Toallitas, supersticiones y deconstrucción

Tenía dieciséis años y una adolescencia complicada producto de la separación de mis padres: papá se había ido, lo veía mucho menos y mamá sufría una depresión que incluso la llevó a encontrar en la muerte una alternativa.
Me enamoré, mucho. De aquel príncipe azul que viene a rescatar a cenicienta de su desgracia. Y sin dudas me salvó.
Pasaba días y noches en la casa de su familia. Era la nena que abandonaba su casa para no escuchar a mamá y a papá pelear y también la mujer que se había puesto de novia con el hijo y hermano de una familia numerosa.
Una mujer que claramente no estaba a la altura de las circunstancias y que más temprano que tarde chocó con su primera rivalidad: su cuñada.
Una mujer de unos veinte y pico de años, laburante y con una personalidad avasallante, aun más cuando se entrometían en su terreno, en este caso su hermano.
Me regañó como a una niña pero exigiendóme como a una adulta: "Si sos mujer para algunas cosas -refiriéndose seguramente a mis relaciones sexuales con su hermano- lo sos para todas" me sentenció.
El problema consistía en que indispuesta no había tomado los recaudos necesarios para que la sangre no se viera. "Ni mi papá ni mis hermanos tienen porqué saber que te vino el período".
El problema eran ellos, y ella como buena leona los estaba protegiendo.
Mucho tiempo después un compañero de trabajo me expresó indignado -¡Tene cuidado con lo que sacás de la cartera! - mientras yo la revolvía para encontrar la SUBE que como siempre estaba al final, refiriéndose a mis toallitas. Ahí tuve el coraje de rebatirle: -Tu mujer se indispone, y tu hija lo va a hacer cuando crezca. Naturalizálo. -Pero a los dieciséis años no tuve el valor de hacerlo. Ni siquiera el valor, no se me ocurrió.
Estaba avergonzada: aquellos hombres habían visto mi residuo menstrual y seguramente habrían sentido repulsión. ¿Habrían sido ellos quienes le pidieron que me lo dijera?.
Me frustraba que mi madre no me lo hubiera enseñado. De tanto llorar no le había quedado tiempo para explicarme algo tan esencial: ocultar parte de mi naturaleza.
Pedí disculpas y a partir de entonces comencé a tener mucha más precaución.
Me había afectado tanto que una noche soñé que dormida me sacaba la toallita y la tiraba debajo de la cama. A la tarde, tras concluir que era la vergüenza menor llamé a mi novio y le pedí que se fijara. No sea cosa que la encontrara su mamá limpiando. No había ninguna toallita debajo de la cama.
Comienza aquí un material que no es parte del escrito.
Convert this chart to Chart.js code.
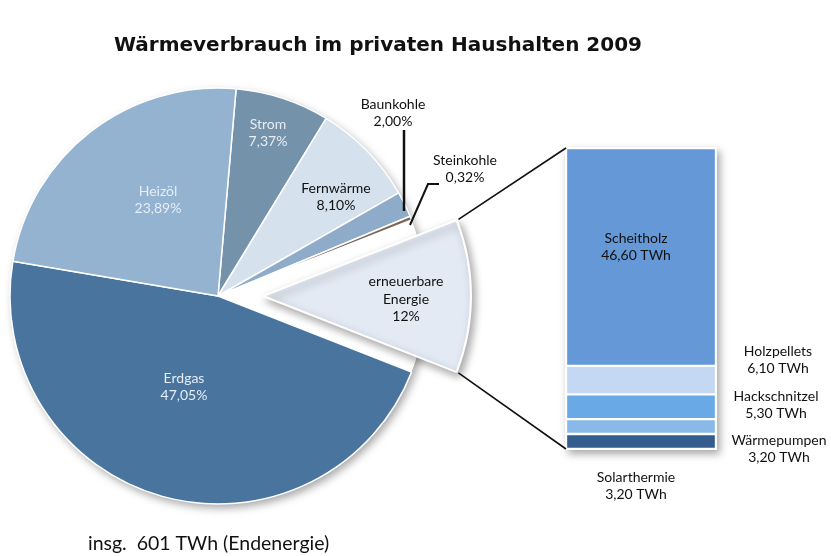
<!DOCTYPE html>
<html>
<head>
<meta charset="utf-8">
<script src="https://cdn.jsdelivr.net/npm/chart.js@4"></script>
<style>
  body { margin: 0; background: #fff; }
  #wrap { position: relative; width: 831px; height: 556px; }
  #wrap canvas { position: absolute; left: 0; top: 0; }
</style>
</head>
<body>
<div id="wrap">
  <canvas id="pieMain" width="831" height="556"></canvas>
  <canvas id="pieOut" width="831" height="556"></canvas>
  <canvas id="barCanvas" width="831" height="556"></canvas>
</div>
<script>
// Anteile am Wärmeverbrauch 2009 (%), im Uhrzeigersinn ab oben
const pieLabels = ['Strom', 'Fernwärme', 'Baunkohle', 'Steinkohle', 'erneuerbare Energie', 'Erdgas', 'Heizöl'];
const pieValues = [7.37, 8.10, 2.00, 0.32, 12, 47.05, 23.89];
const pieDecimals = [2, 2, 2, 2, 0, 2, 2];
const pieColors = ['#7592ab', '#d5e1ed', '#8eacc9', '#7d6459', '#e4eaf4', '#48749e', '#93b3d1'];
const explodedIndex = 4;

// erneuerbare Energie aufgeteilt (TWh), von unten nach oben
const barLabels = ['Solarthermie', 'Wärmepumpen', 'Hackschnitzel', 'Holzpellets', 'Scheitholz'];
const barValues = [3.20, 3.20, 5.30, 6.10, 46.60];
const barColors = ['#345c8c', '#88b9e8', '#69aae6', '#c4d8f4', '#6498d6'];

const FONT = 'Lato, "Open Sans", sans-serif';
const W = 831, H = 556;
const pieCenter = { x: 218, y: 296 };
const pieRadius = 208;
const pieRotation = 5;
const explodeBy = 45;

const fmtPct = (v, d) => v.toFixed(d).replace('.', ',') + '%';
const fmtTWh = v => v.toFixed(2).replace('.', ',') + ' TWh';

// where the exploded slice sits
const total = pieValues.reduce((a, b) => a + b, 0);
const before = pieValues.slice(0, explodedIndex).reduce((a, b) => a + b, 0);
const midDeg = pieRotation + (before + pieValues[explodedIndex] / 2) / total * 360;
const outCenter = {
  x: pieCenter.x + explodeBy * Math.sin(midDeg * Math.PI / 180),
  y: pieCenter.y - explodeBy * Math.cos(midDeg * Math.PI / 180)
};

function padFor(c) {
  const hx = 210, hy = 250;
  return { left: c.x - hx, right: W - (c.x + hx), top: c.y - hy, bottom: H - (c.y + hy) };
}

const diskShadow = {
  id: 'diskShadow',
  beforeDatasetsDraw(chart) {
    const arc = chart.getDatasetMeta(0).data[0];
    const ctx = chart.ctx;
    ctx.save();
    ctx.shadowColor = 'rgba(0,0,0,0.35)';
    ctx.shadowBlur = 8;
    ctx.shadowOffsetX = 3;
    ctx.shadowOffsetY = 4;
    ctx.fillStyle = '#fff';
    ctx.beginPath();
    ctx.arc(arc.x, arc.y, arc.outerRadius, 0, Math.PI * 2);
    ctx.fill();
    ctx.restore();
  }
};

const sliceShadow = {
  id: 'sliceShadow',
  beforeDatasetsDraw(chart) {
    const ctx = chart.ctx;
    ctx.save();
    ctx.shadowColor = 'rgba(0,0,0,0.35)';
    ctx.shadowBlur = 8;
    ctx.shadowOffsetX = 3;
    ctx.shadowOffsetY = 4;
  },
  afterDatasetsDraw(chart) { chart.ctx.restore(); }
};

const pieOptions = pad => ({
  responsive: false,
  animation: false,
  rotation: pieRotation,
  radius: pieRadius,
  layout: { padding: pad },
  plugins: { legend: { display: false }, tooltip: { enabled: false } }
});

const pieMain = new Chart(document.getElementById('pieMain'), {
  type: 'pie',
  data: {
    labels: pieLabels,
    datasets: [{
      data: pieValues,
      backgroundColor: pieColors.map((c, i) => i === explodedIndex ? 'rgba(0,0,0,0)' : c),
      borderColor: '#fff',
      borderWidth: pieColors.map((c, i) => i === explodedIndex ? 0 : 1.5),
      clip: false
    }]
  },
  options: pieOptions(padFor(pieCenter)),
  plugins: [diskShadow]
});

const pieOut = new Chart(document.getElementById('pieOut'), {
  type: 'pie',
  data: {
    labels: pieLabels,
    datasets: [{
      data: pieValues,
      backgroundColor: pieColors.map((c, i) => i === explodedIndex ? c : 'rgba(0,0,0,0)'),
      borderColor: '#fff',
      borderWidth: pieColors.map((c, i) => i === explodedIndex ? 2 : 0),
      clip: false
    }]
  },
  options: pieOptions(padFor(outCenter)),
  plugins: [sliceShadow]
});

// label anchors (text centre), title and leader lines
const pieTextPos = [[268, 133], [336, 197], [393, 113], [465, 169], [406, 299], [184, 387], [158, 200]];
const pieTextColor = ['#e6edf4', '#111', '#111', '#111', '#111', '#e6edf4', '#e6edf4'];
const barTextPos = [[636, 486], [779, 449], [776, 405], [778, 360], [636, 247]];

const barShadow = {
  id: 'barShadow',
  beforeDatasetsDraw(chart) {
    const a = chart.chartArea;
    const ctx = chart.ctx;
    ctx.save();
    ctx.shadowColor = 'rgba(0,0,0,0.35)';
    ctx.shadowBlur = 8;
    ctx.shadowOffsetX = 3;
    ctx.shadowOffsetY = 4;
    ctx.fillStyle = '#fff';
    ctx.fillRect(a.left - 1, a.top - 1, a.width + 2, a.height + 2);
    ctx.restore();
  }
};

function drawLines(ctx, lines, x, y, lh) {
  const y0 = y - (lines.length - 1) * lh / 2;
  lines.forEach((t, i) => ctx.fillText(t, x, y0 + i * lh));
}

const annotations = {
  id: 'annotations',
  afterDraw(chart) {
    const ctx = chart.ctx;
    ctx.save();

    // connectors from exploded slice to bar
    const arc = pieOut.getDatasetMeta(0).data[explodedIndex];
    const topBar = chart.getDatasetMeta(barValues.length - 1).data[0];
    const botBar = chart.getDatasetMeta(0).data[0];
    const r = arc.outerRadius + 2;
    ctx.strokeStyle = '#111';
    ctx.lineWidth = 1.6;
    ctx.beginPath();
    ctx.moveTo(arc.x + r * Math.cos(arc.startAngle), arc.y + r * Math.sin(arc.startAngle));
    ctx.lineTo(topBar.x - topBar.width / 2, topBar.y);
    ctx.moveTo(arc.x + r * Math.cos(arc.endAngle), arc.y + r * Math.sin(arc.endAngle));
    ctx.lineTo(botBar.x - botBar.width / 2, botBar.base);
    ctx.stroke();

    // leader lines for the small slices
    ctx.lineWidth = 2.5;
    ctx.beginPath();
    ctx.moveTo(404, 130); ctx.lineTo(404, 211);
    ctx.stroke();
    ctx.lineWidth = 2;
    ctx.beginPath();
    ctx.moveTo(410, 225); ctx.lineTo(428, 184); ctx.lineTo(439, 184);
    ctx.stroke();

    ctx.textAlign = 'center';
    ctx.textBaseline = 'middle';
    ctx.font = '14px ' + FONT;
    pieLabels.forEach((lab, i) => {
      const lines = i === explodedIndex ? ['erneuerbare', 'Energie'] : [lab];
      lines.push(fmtPct(pieValues[i], pieDecimals[i]));
      ctx.fillStyle = pieTextColor[i];
      drawLines(ctx, lines, pieTextPos[i][0], pieTextPos[i][1], 17.5);
    });
    ctx.fillStyle = '#111';
    barLabels.forEach((lab, i) => {
      drawLines(ctx, [lab, fmtTWh(barValues[i])], barTextPos[i][0], barTextPos[i][1], 17.5);
    });

    ctx.font = 'bold 20px "DejaVu Sans", sans-serif';
    ctx.fillText('Wärmeverbrauch im privaten Haushalten 2009', 378, 46);
    ctx.textAlign = 'left';
    ctx.font = '19.5px ' + FONT;
    ctx.fillText('insg.  601 TWh (Endenergie)', 88, 544);
    ctx.restore();
  }
};

const barChart = new Chart(document.getElementById('barCanvas'), {
  type: 'bar',
  data: {
    labels: ['erneuerbare Energie'],
    datasets: barLabels.map((lab, i) => ({
      label: lab,
      data: [barValues[i]],
      backgroundColor: barColors[i],
      borderColor: '#fff',
      borderWidth: 1.5,
      borderSkipped: false,
      barPercentage: 1,
      categoryPercentage: 1
    }))
  },
  options: {
    responsive: false,
    animation: false,
    layout: { padding: { left: 566, right: W - 716, top: 148, bottom: H - 449 } },
    scales: {
      x: { stacked: true, display: false },
      y: { stacked: true, display: false, min: 0, max: barValues.reduce((a, b) => a + b, 0) }
    },
    plugins: { legend: { display: false }, tooltip: { enabled: false } }
  },
  plugins: [barShadow, annotations]
});
</script>
</body>
</html>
Afligida por mi exabrupto intentaba encontrarle una explicación. Nadie envuelve la mierda cuando caga, ¿Por qué se suponía que tenía que saber que la sangre si?.
Desde entonces envuelvo mi toallita con dos vueltas de papel higiénico y el envoltorio de la nueva que voy a usar. Incluso en mi casa, donde sólo vivo con mi amiga que es mujer como yo.
No había encontrado la respuesta del por qué de este mandato social hasta esta tarde cuándo leía El Segundo Sexo de Simone de Bovieur.
Nadie me había explicado, como tampoco a ella, que tal costumbre surgía desde al menos unos cuantos siglos atrás:
"(...) Durante la iniciación de los chagos, se exhortaba a las muchachas a disimular cuidadosamente su sangre menstrual. "No la muestres a tu madre porque moriría. No la muestres a tus compañeras porque puede haber entre ellas una mala que se apodere del paño con el cual te has limpiado y entonces tu marido será esteril. No la muestres a una mujer mala que tomaría el paño para ponerlo en lo alto de su cabaña, de modo que no podrías tener hijos. Una persona perversa podría hacer cosas indignas con el. Entierralo en el suelo. Oculta la sangre a la mirada de tu padre, de tus hermanos y hermanas. (...)"
Pero yo tengo una gata negra y paso la sal en la mano: no creo en supersticiones. Y ella tampoco.